THE TASK:
Copy exactly the lines of the records below, and only those lines, beginning with the line that contains "Emit a Python" and ending with the line that contains "from bokeh.resources import INLINE".

SUPPLIED MATERIAL:
_____

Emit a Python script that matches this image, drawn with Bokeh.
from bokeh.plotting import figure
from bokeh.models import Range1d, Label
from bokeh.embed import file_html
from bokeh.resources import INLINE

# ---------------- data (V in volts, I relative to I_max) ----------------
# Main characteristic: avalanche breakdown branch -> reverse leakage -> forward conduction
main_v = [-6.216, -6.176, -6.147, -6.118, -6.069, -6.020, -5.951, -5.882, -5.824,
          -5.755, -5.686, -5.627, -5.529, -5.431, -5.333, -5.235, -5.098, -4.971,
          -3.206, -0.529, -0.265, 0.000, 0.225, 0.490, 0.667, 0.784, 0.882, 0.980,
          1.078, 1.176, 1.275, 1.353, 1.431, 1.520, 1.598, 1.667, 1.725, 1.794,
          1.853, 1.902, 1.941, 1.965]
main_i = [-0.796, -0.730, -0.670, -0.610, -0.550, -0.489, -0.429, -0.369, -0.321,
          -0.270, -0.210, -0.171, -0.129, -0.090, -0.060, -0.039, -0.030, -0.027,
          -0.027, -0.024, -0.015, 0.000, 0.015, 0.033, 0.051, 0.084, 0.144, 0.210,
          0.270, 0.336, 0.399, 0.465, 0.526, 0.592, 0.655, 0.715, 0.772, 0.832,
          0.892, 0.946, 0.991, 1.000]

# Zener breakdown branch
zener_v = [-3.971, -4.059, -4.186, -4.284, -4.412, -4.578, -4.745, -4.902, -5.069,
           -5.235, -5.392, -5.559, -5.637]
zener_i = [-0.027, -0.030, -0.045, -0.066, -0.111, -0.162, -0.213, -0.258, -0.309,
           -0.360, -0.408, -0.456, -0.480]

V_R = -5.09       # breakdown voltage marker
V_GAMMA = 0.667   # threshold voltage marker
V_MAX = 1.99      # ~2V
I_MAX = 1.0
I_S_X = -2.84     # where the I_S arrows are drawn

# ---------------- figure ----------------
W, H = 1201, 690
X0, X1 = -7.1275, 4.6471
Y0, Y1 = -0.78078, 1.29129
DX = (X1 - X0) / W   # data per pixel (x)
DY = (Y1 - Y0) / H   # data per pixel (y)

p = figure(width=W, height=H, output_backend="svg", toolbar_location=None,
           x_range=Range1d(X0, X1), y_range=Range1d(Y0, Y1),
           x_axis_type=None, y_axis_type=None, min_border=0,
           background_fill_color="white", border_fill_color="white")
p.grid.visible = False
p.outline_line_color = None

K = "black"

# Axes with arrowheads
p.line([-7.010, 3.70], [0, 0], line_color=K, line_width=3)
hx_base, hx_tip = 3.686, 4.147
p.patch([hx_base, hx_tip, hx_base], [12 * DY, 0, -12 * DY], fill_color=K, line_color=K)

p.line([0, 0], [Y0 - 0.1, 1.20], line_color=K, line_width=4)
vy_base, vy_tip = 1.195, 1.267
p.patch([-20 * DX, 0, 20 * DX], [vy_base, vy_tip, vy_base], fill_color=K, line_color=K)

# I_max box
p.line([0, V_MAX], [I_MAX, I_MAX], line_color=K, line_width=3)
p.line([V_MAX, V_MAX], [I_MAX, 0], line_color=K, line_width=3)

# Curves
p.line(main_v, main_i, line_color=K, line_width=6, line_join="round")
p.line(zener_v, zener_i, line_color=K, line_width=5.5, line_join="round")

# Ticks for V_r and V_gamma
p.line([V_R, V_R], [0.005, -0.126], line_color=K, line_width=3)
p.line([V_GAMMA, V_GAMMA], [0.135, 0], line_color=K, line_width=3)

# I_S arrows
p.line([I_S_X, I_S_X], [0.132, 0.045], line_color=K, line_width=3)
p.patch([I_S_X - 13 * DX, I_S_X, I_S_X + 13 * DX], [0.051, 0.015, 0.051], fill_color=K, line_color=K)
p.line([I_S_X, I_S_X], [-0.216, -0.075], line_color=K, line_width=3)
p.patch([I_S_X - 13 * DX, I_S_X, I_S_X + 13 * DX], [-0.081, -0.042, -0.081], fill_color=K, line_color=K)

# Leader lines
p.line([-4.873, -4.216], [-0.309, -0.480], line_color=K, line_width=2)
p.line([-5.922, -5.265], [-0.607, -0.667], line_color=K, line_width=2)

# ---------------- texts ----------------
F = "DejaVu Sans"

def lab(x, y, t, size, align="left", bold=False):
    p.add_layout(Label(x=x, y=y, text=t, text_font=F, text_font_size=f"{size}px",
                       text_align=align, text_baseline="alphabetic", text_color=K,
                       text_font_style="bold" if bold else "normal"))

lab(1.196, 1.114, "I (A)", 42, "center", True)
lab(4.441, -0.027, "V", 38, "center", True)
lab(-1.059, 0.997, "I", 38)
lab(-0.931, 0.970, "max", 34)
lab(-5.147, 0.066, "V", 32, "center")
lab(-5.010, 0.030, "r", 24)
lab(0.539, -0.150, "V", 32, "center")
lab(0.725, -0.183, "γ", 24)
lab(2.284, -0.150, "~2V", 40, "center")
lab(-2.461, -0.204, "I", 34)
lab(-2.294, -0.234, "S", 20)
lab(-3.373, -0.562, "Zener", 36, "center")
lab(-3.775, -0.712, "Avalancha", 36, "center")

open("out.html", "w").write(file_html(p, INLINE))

_____

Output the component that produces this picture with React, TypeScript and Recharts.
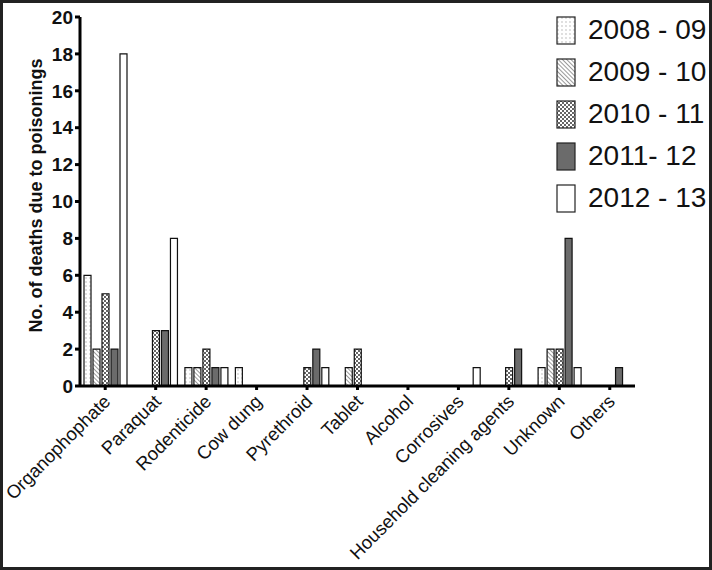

_____

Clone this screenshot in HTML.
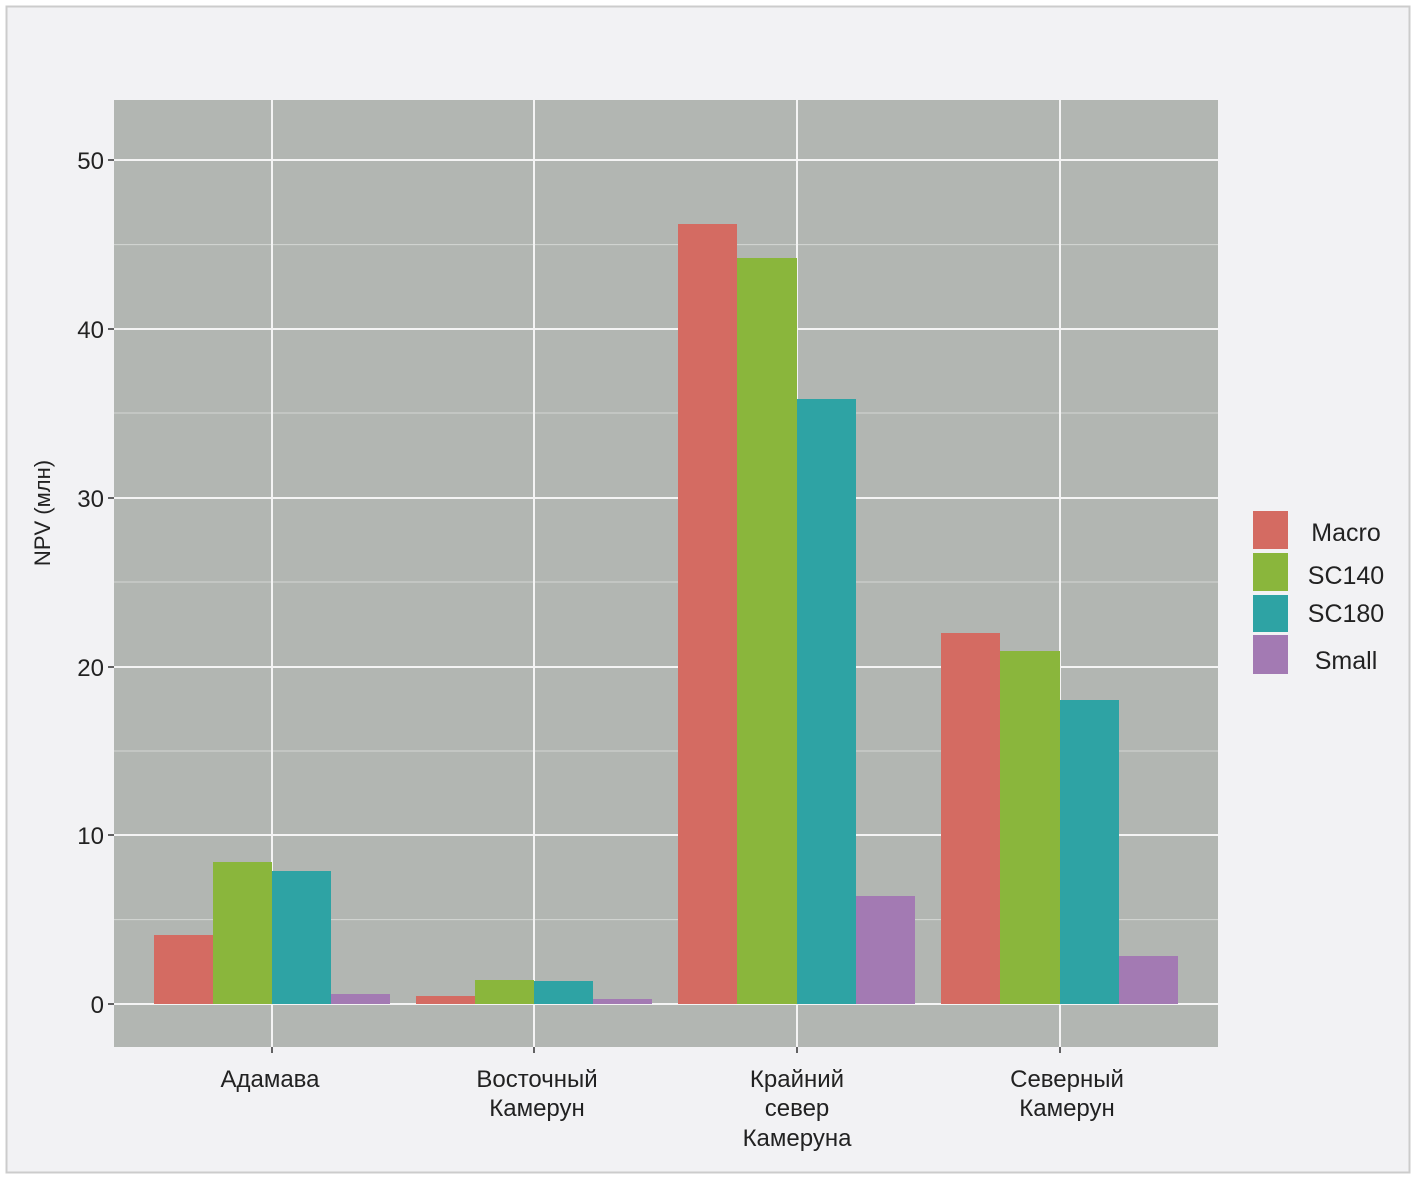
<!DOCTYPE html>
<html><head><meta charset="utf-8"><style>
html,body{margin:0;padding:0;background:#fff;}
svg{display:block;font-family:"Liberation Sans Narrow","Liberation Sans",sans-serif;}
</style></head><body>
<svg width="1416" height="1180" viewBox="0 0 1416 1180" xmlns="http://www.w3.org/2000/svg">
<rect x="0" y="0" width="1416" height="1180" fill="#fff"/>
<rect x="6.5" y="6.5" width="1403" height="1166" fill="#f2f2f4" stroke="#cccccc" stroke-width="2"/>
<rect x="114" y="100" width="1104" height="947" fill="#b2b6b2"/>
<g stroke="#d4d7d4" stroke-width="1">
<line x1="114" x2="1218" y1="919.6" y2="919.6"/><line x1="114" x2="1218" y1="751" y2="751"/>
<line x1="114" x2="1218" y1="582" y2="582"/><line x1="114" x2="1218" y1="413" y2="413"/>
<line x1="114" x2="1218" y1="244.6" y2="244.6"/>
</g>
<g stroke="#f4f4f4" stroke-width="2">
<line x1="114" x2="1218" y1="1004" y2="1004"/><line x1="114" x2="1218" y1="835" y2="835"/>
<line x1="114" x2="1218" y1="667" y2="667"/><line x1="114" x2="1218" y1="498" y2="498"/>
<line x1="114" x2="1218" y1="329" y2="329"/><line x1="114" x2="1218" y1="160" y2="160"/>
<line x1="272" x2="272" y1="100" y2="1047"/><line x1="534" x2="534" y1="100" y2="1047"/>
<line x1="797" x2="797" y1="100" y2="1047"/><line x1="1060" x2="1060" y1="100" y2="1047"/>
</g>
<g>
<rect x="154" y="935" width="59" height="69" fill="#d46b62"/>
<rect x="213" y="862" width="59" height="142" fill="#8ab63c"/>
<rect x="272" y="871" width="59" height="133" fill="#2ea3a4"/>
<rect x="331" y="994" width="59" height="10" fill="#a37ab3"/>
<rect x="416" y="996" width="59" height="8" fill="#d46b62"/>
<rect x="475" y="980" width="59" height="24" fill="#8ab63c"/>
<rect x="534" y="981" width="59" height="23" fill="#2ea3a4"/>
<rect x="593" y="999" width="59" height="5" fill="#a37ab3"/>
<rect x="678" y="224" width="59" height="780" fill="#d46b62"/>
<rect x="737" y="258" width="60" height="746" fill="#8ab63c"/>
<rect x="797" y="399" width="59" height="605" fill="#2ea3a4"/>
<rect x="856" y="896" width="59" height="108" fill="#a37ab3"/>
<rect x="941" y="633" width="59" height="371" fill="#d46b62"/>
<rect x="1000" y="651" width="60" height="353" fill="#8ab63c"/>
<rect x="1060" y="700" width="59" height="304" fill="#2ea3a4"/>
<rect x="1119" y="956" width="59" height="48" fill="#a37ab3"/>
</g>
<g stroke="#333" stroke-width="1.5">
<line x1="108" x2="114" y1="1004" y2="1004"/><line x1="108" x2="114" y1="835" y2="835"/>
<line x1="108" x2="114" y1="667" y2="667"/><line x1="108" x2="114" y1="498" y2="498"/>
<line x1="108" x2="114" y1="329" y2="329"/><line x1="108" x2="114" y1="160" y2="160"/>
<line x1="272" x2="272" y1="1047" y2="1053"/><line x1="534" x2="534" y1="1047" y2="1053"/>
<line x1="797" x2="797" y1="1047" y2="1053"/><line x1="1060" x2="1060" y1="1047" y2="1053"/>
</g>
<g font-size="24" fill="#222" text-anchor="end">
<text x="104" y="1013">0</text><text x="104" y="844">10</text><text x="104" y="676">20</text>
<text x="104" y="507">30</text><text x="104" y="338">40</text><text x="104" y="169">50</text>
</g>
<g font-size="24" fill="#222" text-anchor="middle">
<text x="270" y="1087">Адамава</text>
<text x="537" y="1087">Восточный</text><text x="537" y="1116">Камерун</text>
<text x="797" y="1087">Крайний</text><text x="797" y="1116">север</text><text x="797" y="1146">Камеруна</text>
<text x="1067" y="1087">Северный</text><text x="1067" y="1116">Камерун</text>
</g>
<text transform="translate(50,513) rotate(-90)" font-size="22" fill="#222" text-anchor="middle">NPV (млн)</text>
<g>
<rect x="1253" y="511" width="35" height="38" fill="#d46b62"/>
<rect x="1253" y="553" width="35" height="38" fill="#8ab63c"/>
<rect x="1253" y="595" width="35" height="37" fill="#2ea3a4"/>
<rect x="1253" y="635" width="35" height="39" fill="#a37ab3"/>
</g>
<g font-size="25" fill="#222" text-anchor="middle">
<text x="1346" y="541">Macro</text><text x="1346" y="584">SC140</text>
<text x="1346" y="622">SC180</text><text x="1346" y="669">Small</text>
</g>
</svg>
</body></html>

_____

TASK RESULT:
Emit a Python script that matches this image, drawn with Bokeh.
from bokeh.plotting import figure
from bokeh.models import Range1d, Label
from bokeh.embed import file_html
from bokeh.resources import INLINE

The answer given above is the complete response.